The regulator had launched enforcement action against Sir Philip and other former owners of BHS.
Sir Philip, who had promised to “sort” the pension scheme, said: “I have today made a voluntary contribution of up to £363m to enable the trustees of the BHS Pension schemes to achieve a significantly better outcome than the schemes entering the Pension Protection Fund (PPF), which was the goal from the outset.
“The settlement follows lengthy, complex discussions with the Pensions Regulator and the PPF, both of which are satisfied with the solution that has been offered.
“All relevant notices, including legal matters and claims from the regulator, have been withdrawn, bringing this matter to a conclusion.”
The tycoon, who with his wife Cristina is estimated by Forbes to be worth £3.8bn, said: “Once again I would like to apologise to the BHS pensioners for this last year of uncertainty, which was clearly never the intention when the business was sold in March 2015.
“I hope that this solution puts their minds at rest and closes this sorry chapter for them.”
What the deal means for BHS pensioners
The negotiations centred on getting the 19,000 members of the scheme a pension that was closer to the one they were originally promised.
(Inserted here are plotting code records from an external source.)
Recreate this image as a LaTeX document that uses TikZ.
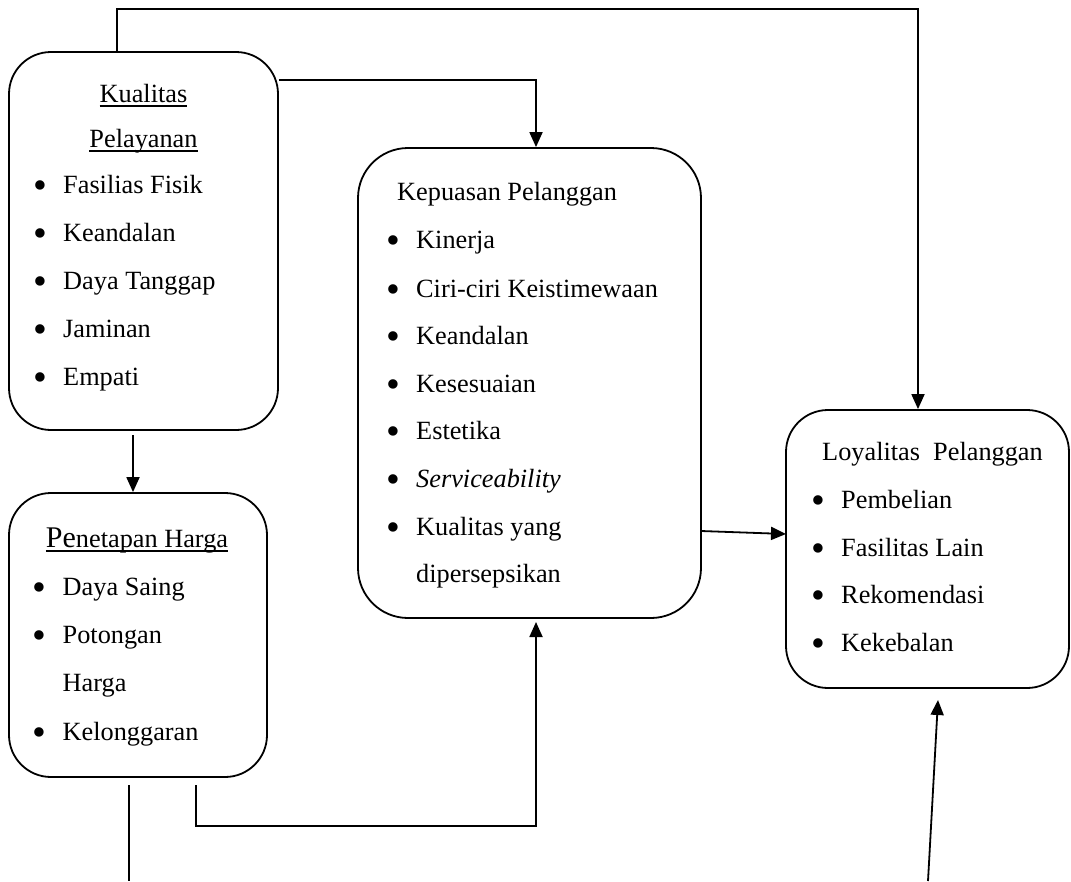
\documentclass[tikz,border=0pt]{standalone}
\usepackage{fontspec}
\setmainfont{Liberation Serif}
\usetikzlibrary{arrows.meta}
\newcommand\bul{\llap{\raisebox{-5pt}{\scalebox{1.5}{\textbullet}}\hspace{16pt}}}
\newcommand\myul[1]{\setbox0=\hbox{#1}\rlap{\rule[-4.5pt]{\wd0}{1.3pt}}\box0}
\begin{document}
\begin{tikzpicture}[x=1pt,y=-1pt,
  box/.style={draw, line width=1.8pt, rounded corners=42pt, inner sep=0pt},
  txt/.style={inner sep=0pt, anchor=base west, font=\fontsize{26.3}{30}\selectfont},
  ctr/.style={inner sep=0pt, anchor=base, font=\fontsize{26.3}{30}\selectfont},
  link/.style={line width=1.8pt},
  arr/.style={line width=1.8pt, -{Triangle[length=15pt,width=13pt]}}]
\useasboundingbox (0,0) rectangle (1071,881);
% boxes
\node[box, minimum width=269pt, minimum height=378pt] (b1) at (143.5,241) {};
\node[box, rounded corners=50pt, minimum width=343pt, minimum height=470pt] (b2) at (529.5,383) {};
\node[box, minimum width=258pt, minimum height=284pt] (b3) at (138,635) {};
\node[box, minimum width=283pt, minimum height=278pt] (b4) at (927.5,549) {};
% box 1 text
\node[ctr] (k0) at (143.5,102) {\myul{Kualitas}};
\node[ctr] (k1) at (143.5,147) {\myul{Pelayanan}};
\node[txt] (k2) at (63,193) {\bul Fasilias Fisik};
\node[txt] (k3) at (63,241) {\bul Keandalan};
\node[txt] (k4) at (63,289) {\bul Daya Tanggap};
\node[txt] (k5) at (63,337) {\bul Jaminan};
\node[txt] (k6) at (63,385) {\bul Empati};
% box 2 text
\node[txt] (p0) at (397,200) {Kepuasan Pelanggan};
\node[txt] (p1) at (416,248) {\bul Kinerja};
\node[txt] (p2) at (416,297) {\bul Ciri-ciri Keistimewaan};
\node[txt] (p3) at (416,344) {\bul Keandalan};
\node[txt] (p4) at (416,392) {\bul Kesesuaian};
\node[txt] (p5) at (416,439) {\bul Estetika};
\node[txt] (p6) at (416,487) {\bul \textit{Serviceability}};
\node[txt] (p7) at (416,535) {\bul Kualitas yang};
\node[txt] (p8) at (416,582) {dipersepsikan};
% box 3 text
\node[ctr] (h0) at (137,547) {\myul{{\fontsize{30}{30}\selectfont Pe}netapan Harga}};
\node[txt] (h1) at (62.5,595) {\bul Daya Saing};
\node[txt] (h2) at (62.5,643) {\bul Potongan};
\node[txt] (h3) at (62.5,691) {Harga};
\node[txt] (h4) at (62.5,740) {\bul Kelonggaran};
% box 4 text
\node[txt] (l0) at (822,460) {Loyalitas\ \ Pelanggan};
\node[txt] (l1) at (841,508) {\bul Pembelian};
\node[txt] (l2) at (841,556) {\bul Fasilitas Lain};
\node[txt] (l3) at (841,603) {\bul Rekomendasi};
\node[txt] (l4) at (841,651) {\bul Kekebalan};
% connector points
\coordinate (t1) at (117,9);
\coordinate (t2) at (918,9);
\coordinate (c1) at (536,80);
\coordinate (c2) at (133,435);
\coordinate (c3) at (196,785);
\coordinate (c4) at (536,826);
\coordinate (c5) at (536,622);
\coordinate (c6) at (129,785);
\coordinate (c7) at (129,881);
\coordinate (c8) at (701,531);
\coordinate (c9) at (786,534);
\coordinate (c10) at (928,881);
\coordinate (c11) at (938,700);
% connectors
\draw[arr] (b1.north -| t1) -- (t1) -- (t2) -- (b4.north -| t2);
\draw[arr] (b1.east |- c1) -- (c1) -- (b2.north -| c1);
\draw[arr] (c2) -- (b3.north -| c2);
\draw[arr] (c3) -- (c3 |- c4) -- (c4) -- (c5);
\draw[link] (c6) -- (c7);
\draw[arr] (c8) -- (c9);
\draw[arr] (c10) -- (c11);
\end{tikzpicture}
\end{document}
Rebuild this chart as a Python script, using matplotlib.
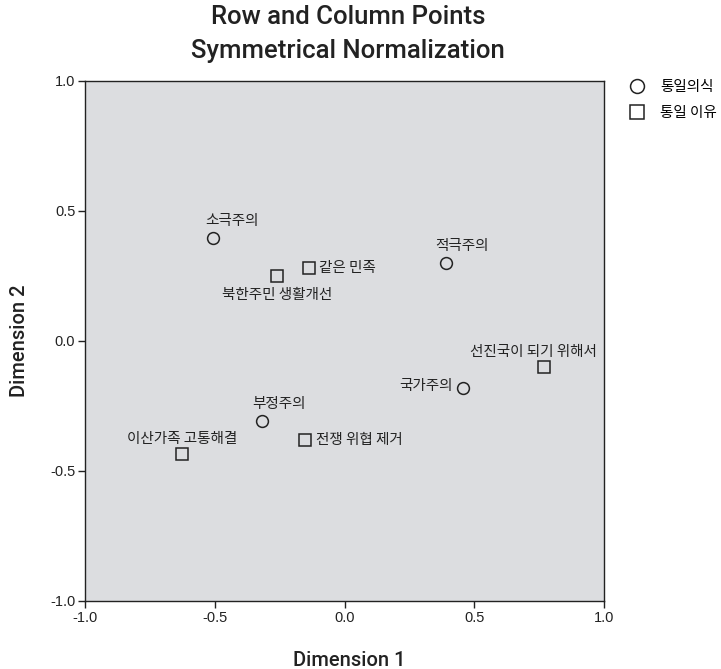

Usually, failed pension schemes are rescued by the Pension Protection Fund, which pays out a reduced amount.
Had the PPF taken on the scheme, members aged under 60 would have seen a 10% reduction in their starting pension. Following Sir Philip’s cash injection, they will now be transferred to a new scheme with the same starting pension that they had originally been promised.
Subsequent payments will not be as generous as they had originally thought had the retailer survived, owing to less inflation protection. On average, the new scheme will offer members of around 88% of the value of their full BHS scheme benefits.
Yet, these long-term payouts are better than they would have been under the PPF.
Benefits payable in retirement and built up prior to April 1997 will increase at 1.8% per year.
Members can opt to take a lump sum if they have a pension pot of up to £18,000.
There will be no cap on pension payouts, which would have been the case under the PPF and would have hit those with bigger pensions.
Current pensioners will also receive a lump sum to make up for any underpaid pension benefits since March 2016, when the scheme, in effect, was under PPF rules during an assessment period.